Formally winning the nomination opened the door for President Bush's endorsement today and allows McCain to focus full time on the general election. The two are scheduled to have lunch together at the White House.
The New York Times reported that Sen. Barack Obama called McCain from his hotel room in San Antonio, Texas, to congratulate him. Obama also said he looked forward to running against him in the fall.
McCain's ascension was somewhat anticlimatic, considering Huckabee's one-horse campaign these days, but it marked a remarkable comeback for a candidate whose campaign only six months ago was considered too threadbare and impoverished to compete.
Then McCain's gamble to concentrate his limited resources on New Hampshire's early January primary paid off handsomely.
Buoyed by independents and moderate Republicans, and aided by Huckabee's penchant for draining evangelical voters from McCain's chief rival, Mitt Romney, McCain went on to sweep New Hampshire, South Carolina and Florida.
After McCain won across much of the country on Super Tuesday, Romney bowed out and McCain's nomination was virtually assured. But Huckabee, an ordained Baptist minister popular with evangelical voters, stayed in the race to make sure he couldn't take it for granted.
Tuesday night in Irving, Texas, Huckabee delivered a gracious speech congratulating McCain and promising to help him win election. "I called Sen. McCain a few moments ago," Huckabee told supporters just past 9 p.m. with his wife, Janet, at his side.
"I extended to him not only my congratulations but my commitment to him and the party to do everything possible to unite our party, but more importantly to unite our country so we can be the best nation we can be."
McCain could use his help.

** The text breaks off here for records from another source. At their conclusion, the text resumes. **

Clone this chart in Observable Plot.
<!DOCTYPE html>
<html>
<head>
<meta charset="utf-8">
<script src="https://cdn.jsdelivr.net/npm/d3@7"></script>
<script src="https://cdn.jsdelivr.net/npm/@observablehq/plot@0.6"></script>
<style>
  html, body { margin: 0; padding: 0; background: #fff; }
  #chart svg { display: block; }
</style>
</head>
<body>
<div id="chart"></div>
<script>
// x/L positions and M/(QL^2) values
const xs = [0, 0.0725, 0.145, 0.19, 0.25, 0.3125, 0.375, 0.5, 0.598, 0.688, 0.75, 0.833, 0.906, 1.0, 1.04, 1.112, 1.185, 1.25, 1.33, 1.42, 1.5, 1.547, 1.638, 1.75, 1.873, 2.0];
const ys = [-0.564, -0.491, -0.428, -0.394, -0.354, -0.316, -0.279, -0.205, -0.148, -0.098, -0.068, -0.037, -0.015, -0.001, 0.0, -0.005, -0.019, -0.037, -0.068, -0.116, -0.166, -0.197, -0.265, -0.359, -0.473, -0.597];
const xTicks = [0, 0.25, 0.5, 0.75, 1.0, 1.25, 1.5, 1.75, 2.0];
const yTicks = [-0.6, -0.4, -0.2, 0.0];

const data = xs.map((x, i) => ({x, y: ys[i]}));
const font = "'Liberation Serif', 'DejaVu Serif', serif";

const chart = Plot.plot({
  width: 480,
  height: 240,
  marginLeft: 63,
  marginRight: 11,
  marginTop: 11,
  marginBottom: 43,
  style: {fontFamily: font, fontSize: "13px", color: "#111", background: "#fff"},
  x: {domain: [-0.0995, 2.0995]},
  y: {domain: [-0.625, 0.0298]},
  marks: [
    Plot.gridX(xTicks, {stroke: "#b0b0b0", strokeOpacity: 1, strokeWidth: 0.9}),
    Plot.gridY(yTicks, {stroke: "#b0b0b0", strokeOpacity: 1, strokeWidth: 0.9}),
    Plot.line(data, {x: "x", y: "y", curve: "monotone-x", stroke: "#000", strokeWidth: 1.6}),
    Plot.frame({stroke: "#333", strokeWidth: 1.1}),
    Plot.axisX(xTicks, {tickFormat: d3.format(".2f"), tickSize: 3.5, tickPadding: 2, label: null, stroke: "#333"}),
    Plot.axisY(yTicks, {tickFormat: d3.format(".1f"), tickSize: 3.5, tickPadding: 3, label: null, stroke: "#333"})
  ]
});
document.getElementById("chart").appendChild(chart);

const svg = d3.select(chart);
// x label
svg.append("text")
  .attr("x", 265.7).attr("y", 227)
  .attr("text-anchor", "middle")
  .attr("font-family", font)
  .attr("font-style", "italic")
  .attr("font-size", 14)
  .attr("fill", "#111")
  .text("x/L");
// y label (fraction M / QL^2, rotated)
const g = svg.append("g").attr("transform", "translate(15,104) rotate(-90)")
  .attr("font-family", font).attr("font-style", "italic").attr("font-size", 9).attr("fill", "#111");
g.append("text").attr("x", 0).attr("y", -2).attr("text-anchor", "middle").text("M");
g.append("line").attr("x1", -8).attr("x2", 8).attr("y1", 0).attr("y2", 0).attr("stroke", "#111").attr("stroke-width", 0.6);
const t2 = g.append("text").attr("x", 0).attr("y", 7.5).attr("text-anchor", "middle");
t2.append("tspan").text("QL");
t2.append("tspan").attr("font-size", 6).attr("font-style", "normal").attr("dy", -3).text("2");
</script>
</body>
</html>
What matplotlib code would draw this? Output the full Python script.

He is popular among moderate Republicans and independent voters but has had trouble with the party's conservative wing, which has clashed with him on matters ranging from campaign finance reform to stem cell research to immigration reform.
Texas Rep. Ron Paul, who remains in the race, has not indicated when he will concede but his departure is inevitable.
Information from the Associated Press, New York Times and Chicago Tribune was used in this report.